Remember, the way the isDisabled variable controls state is not how we need to track our robot's current status. It doesn't need a static variable; we'll have easy access to the instance of our robot. We're not restricted to booleans. We'll use custom state variables of all sorts--here's an example that uses enums to represent various robot conditions:

public class MyRobot extends Robot {
    // ... other code
    public enum AprilTagToAlign {
        LEFT, CENTER, RIGHT, NONE
    }
    public AprilTagToAlign target;

    // ... any other subsystem will have access to check which target we want
}

CommandOpMode

Here's the most straightforward connection point between Command and FTC. This file is our translator.

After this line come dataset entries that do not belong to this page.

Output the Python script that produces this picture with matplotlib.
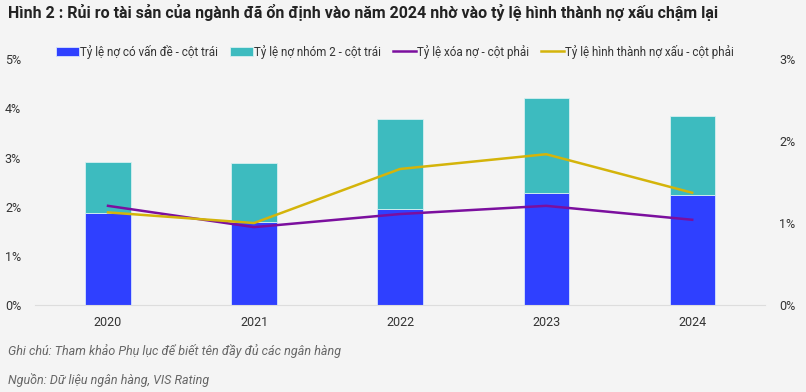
import matplotlib.pyplot as plt
import numpy as np

# du lieu doc tu hinh
years = ['2020', '2021', '2022', '2023', '2024']
no_co_van_de = [1.88, 1.69, 1.96, 2.28, 2.24]      # cot trai
no_nhom_2 = [1.03, 1.19, 1.83, 1.94, 1.60]         # cot trai, chong len
xoa_no = [1.21, 0.95, 1.11, 1.21, 1.04]            # cot phai
hinh_thanh_nxau = [1.13, 1.00, 1.66, 1.84, 1.37]   # cot phai

labels = ['Tỷ lệ nợ có vấn đề - cột trái', 'Tỷ lệ nợ nhóm 2 - cột trái',
          'Tỷ lệ xóa nợ - cột phải', 'Tỷ lệ hình thành nợ xấu - cột phải']

BG = '#f4f4f4'
plt.rcParams['font.family'] = ['Roboto', 'DejaVu Sans']

fig = plt.figure(figsize=(8.06, 3.92), dpi=100, facecolor=BG)
ax = fig.add_axes([0.0434, 0.222, 0.906, 0.627])
ax.set_facecolor(BG)
x = np.arange(len(years))

b1 = ax.bar(x, no_co_van_de, width=0.31, color='#2f40ff', edgecolor='#d6e4ff', linewidth=0.6, label=labels[0])
b2 = ax.bar(x, no_nhom_2, bottom=no_co_van_de, width=0.31, color='#3dbbbf', edgecolor='#d6f0f0', linewidth=0.6, label=labels[1])
ax.set_xlim(-0.5, 4.5)
ax.set_ylim(0, 5)
ax.set_yticks(range(6))
ax.set_yticklabels([f'{i}%' for i in range(6)])
ax.set_xticks(x)
ax.set_xticklabels(years)

ax2 = ax.twinx()
l1, = ax2.plot(x, xoa_no, color='#7b0f9e', lw=1.8, label=labels[2])
l2, = ax2.plot(x, hinh_thanh_nxau, color='#d4b40a', lw=1.8, label=labels[3])
ax2.set_ylim(0, 3)
ax2.set_yticks(range(4))
ax2.set_yticklabels([f'{i}%' for i in range(4)])

for a in (ax, ax2):
    for s in a.spines.values():
        s.set_visible(False)
    a.tick_params(length=0, labelsize=9, colors='#333333')
ax.spines['bottom'].set_visible(True)
ax.spines['bottom'].set_color('#dddddd')
ax.tick_params(axis='y', pad=10)
ax.tick_params(axis='x', pad=8)
ax2.tick_params(axis='y', pad=10)

fig.legend(handles=[b1, b2, l1, l2], loc='center', bbox_to_anchor=(0.49, 0.868), ncol=4,
           frameon=False, fontsize=8.4, handlelength=2.0, handleheight=0.8, handletextpad=0.1,
           columnspacing=1.0, labelcolor='#333333')

fig.text(0.01, 0.968, 'Hình 2 : Rủi ro tài sản của ngành đã ổn định vào năm 2024 nhờ vào tỷ lệ hình thành nợ xấu chậm lại',
         fontsize=11.5, fontweight='bold', color='#222222', va='center')
fig.text(0.01, 0.105, 'Ghi chú: Tham khảo Phụ lục để biết tên đầy đủ các ngân hàng',
         fontsize=9, style='italic', color='#666666', va='center')
fig.text(0.01, 0.03, 'Nguồn: Dữ liệu ngân hàng, VIS Rating',
         fontsize=9, style='italic', color='#666666', va='center')

fig.savefig('out.png', dpi=100, facecolor=BG)
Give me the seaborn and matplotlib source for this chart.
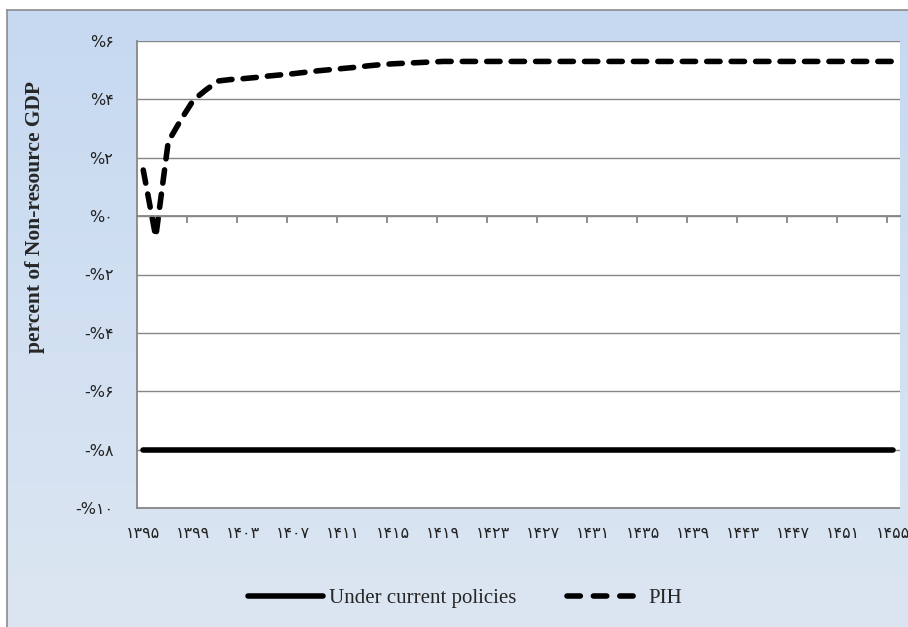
import numpy as np
import pandas as pd
import matplotlib
matplotlib.use("Agg")
import matplotlib.pyplot as plt
import seaborn as sns
from matplotlib.lines import Line2D

# ---------------- data ----------------
years = list(range(1395, 1456))
pih_head = [1.58, -0.71, 2.55, 3.29, 3.97, 4.32, 4.63, 4.68, 4.71, 4.75,
            4.80, 4.84, 4.88, 4.93, 4.98, 5.02, 5.06, 5.10, 5.15, 5.19,
            5.22, 5.24, 5.26, 5.28, 5.30]
pih = pih_head + [5.30] * (len(years) - len(pih_head))
current = [-8.0] * len(years)

series_names = ["Under current policies", "PIH"]
y_ticks = [-10, -8, -6, -4, -2, 0, 2, 4, 6]
y_tick_labels = ["-%۱۰", "-%۸", "-%۶", "-%۴", "-%۲", "%۰", "%۲", "%۴", "%۶"]
x_tick_years = list(range(1395, 1456, 4))
x_tick_labels = ["۱۳۹۵", "۱۳۹۹", "۱۴۰۳", "۱۴۰۷", "۱۴۱۱", "۱۴۱۵", "۱۴۱۹", "۱۴۲۳",
                 "۱۴۲۷", "۱۴۳۱", "۱۴۳۵", "۱۴۳۹", "۱۴۴۳", "۱۴۴۷", "۱۴۵۱", "۱۴۵۵"]
y_label = "percent of Non-resource GDP"

df = pd.DataFrame({
    "year": years * 2,
    "value": current + pih,
    "series": [series_names[0]] * len(years) + [series_names[1]] * len(years),
})

# ---------------- figure ----------------
sns.set_style("white")
W, H = 908, 627
fig = plt.figure(figsize=(W / 100, H / 100), dpi=100)
fig.patch.set_facecolor("white")

serif = ["Liberation Serif", "DejaVu Serif"]
sans = ["DejaVu Sans"]
grid_c = "#868686"

# gradient chart-area background
bg = fig.add_axes([7 / W, 0, 1 - 7 / W, 1 - 10 / H], zorder=-10)
top_c = np.array([0xc6, 0xd9, 0xf1]) / 255
bot_c = np.array([0xdc, 0xe6, 0xf2]) / 255
t = np.linspace(0, 1, 256)[:, None, None]
grad = top_c * (1 - t) + bot_c * t
bg.imshow(grad, aspect="auto", extent=[0, 1, 0, 1])
bg.set_xticks([]); bg.set_yticks([])
for s in ["right", "bottom"]:
    bg.spines[s].set_visible(False)
for s in ["left", "top"]:
    bg.spines[s].set_color("#8c8c8c")
    bg.spines[s].set_linewidth(1.2)

# plot area
left, right, top, bottom = 137, 899.5, 41, 508
ax = fig.add_axes([left / W, 1 - bottom / H, (right - left) / W, (bottom - top) / H])
ax.set_facecolor("white")

lw = 4.0
sns.lineplot(data=df[df.series == series_names[0]], x="year", y="value",
             ax=ax, color="black", linewidth=lw, legend=False,
             solid_capstyle="round")
sns.lineplot(data=df[df.series == series_names[1]], x="year", y="value",
             ax=ax, color="black", linewidth=lw, legend=False)
pih_line = ax.lines[-1]
pih_line.set_dashes((2.4, 2.0))
pih_line.set_dash_capstyle("round")
pih_line.set_dash_joinstyle("round")

ax.set_xlim(years[0] - 0.5, years[-1] + 0.5)
ax.set_ylim(-10, 6)
ax.set_yticks(y_ticks)
ax.set_yticklabels(y_tick_labels, fontfamily=sans, fontsize=11.5, color="#222222")
ax.yaxis.grid(True, color=grid_c, linewidth=1.0)
ax.set_axisbelow(True)
ax.tick_params(axis="y", direction="out", length=5, width=1, color=grid_c, pad=12)

ax.set_xticks(x_tick_years)
ax.set_xticklabels(x_tick_labels, fontfamily=sans, fontsize=11.5, color="#222222")
ax.tick_params(axis="x", length=0, pad=13)
ax.set_xlabel("")
ax.set_ylabel(y_label, fontfamily=serif, fontsize=15.5, fontweight="bold")
ax.yaxis.set_label_coords((45 - left) / (right - left), (bottom - 217) / (bottom - top))

for s in ["top", "right"]:
    ax.spines[s].set_visible(False)
ax.spines["left"].set_color(grid_c)
ax.spines["left"].set_linewidth(1.3)
ax.spines["bottom"].set_color(grid_c)
ax.spines["bottom"].set_linewidth(1.3)

# horizontal category axis crossing at 0 with tick marks between categories
ax2 = ax.twiny()
ax2.set_xlim(ax.get_xlim())
ax2.spines["bottom"].set_position(("data", 0))
ax2.spines["bottom"].set_color(grid_c)
ax2.spines["bottom"].set_linewidth(1.3)
for s in ["top", "left", "right"]:
    ax2.spines[s].set_visible(False)
ax2.xaxis.set_ticks_position("bottom")
ax2.set_xticks([y - 0.5 for y in x_tick_years[1:]])
ax2.tick_params(axis="x", direction="out", length=5, width=1.3, color=grid_c,
                labelbottom=False, labeltop=False)

# legend
handles = [
    Line2D([], [], color="black", linewidth=lw, solid_capstyle="round"),
    Line2D([], [], color="black", linewidth=lw, dashes=(2.4, 2.35),
           dash_capstyle="round"),
]
fig.legend(handles, series_names, loc="center", bbox_to_anchor=(465 / W, 1 - 598 / H),
           ncol=2, frameon=False, prop={"family": serif, "size": 15},
           handlelength=3.6, handletextpad=0.3, columnspacing=2.4)

fig.savefig("out.png", dpi=100)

public abstract class CommandOpMode extends LinearOpMode {
    /**
     * Cancels all previous commands
     */
    public void reset() {
        CommandScheduler.getInstance().reset();
    }

    /**
     * Runs the {@link CommandScheduler} instance
     */
    public void run() {
        CommandScheduler.getInstance().run();
    }

    /**
     * Schedules {@link com.arcrobotics.ftclib.command.Command} objects to the scheduler
     */
    public void schedule(Command... commands) {
        CommandScheduler.getInstance().schedule(commands);
    }

    /**
     * Registers {@link com.arcrobotics.ftclib.command.Subsystem} objects to the scheduler
     */
    public void register(Subsystem... subsystems) {
        CommandScheduler.getInstance().registerSubsystem(subsystems);
    }

    @Override
    public void runOpMode() throws InterruptedException {
        telemetry = new MultipleTelemetry(telemetry, FtcDashboard.getInstance().getTelemetry());
        initialize();

        waitForStart();

        // run the scheduler
        while (!isStopRequested() && opModeIsActive()) {
            run();
            telemetry.addData("hi", "hi");
            telemetry.update();
        }
        reset();
    }

    public abstract void initialize();

    public static void disable() {
        Robot.disable();
    }

    public static void enable() {
        Robot.enable();
    }

}

Lifecycle Integration

CommandOpMode runs LinearOpMode's critical method runOpMode()method. That's it 🤯. Sure, we can also post telemetry updates, but the real essential bit is just that stupid run() call. That keeps our CommandScheduler working while satisfying the requirements for FTC gameplay.

Reset

The reset() method within both Robot and CommandOpMode plays a crucial role in managing Commands during various FTC gameplay scenarios. Here are some practical examples of when you might utilize it:

1. Autonomous Period Transitions:

  • Switching Strategies: During autonomous, imagine your robot first performs a pre-determined path using a pre-scheduled set of Commands. If external sensors detect an unexpected obstacle, you can call reset() in Robot or CommandOpMode to clear all running Commands and initiate a new set of Commands for obstacle avoidance or adaptation.

  • Recovering from Errors: If a sensor reading is deemed unreliable or a Command encounters an error, resetting can clear the current action and allow you to initiate a new Command for recovery or safe shutdown.

2. Teleop Period:

  • Button-Triggered Resets: Consider a button press on your gamepad that triggers reset() in CommandOpMode. This could be used to:

    • Cancel an ongoing movement Command if the driver wants to stop abruptly.

    • Reset arm or claw positions to known starting points for precise manipulation.

    • Restart a specific Command sequence for a repeated action.

3. Testing and Debugging:

  • Isolating Command Behavior: During testing, you might use reset() after each test run to isolate specific Commands and verify their functionality without interference from previous actions.

  • Reproducing Issues: If your robot exhibits unexpected behavior, strategically placing reset() calls can help reproduce the issue for easier debugging and troubleshooting.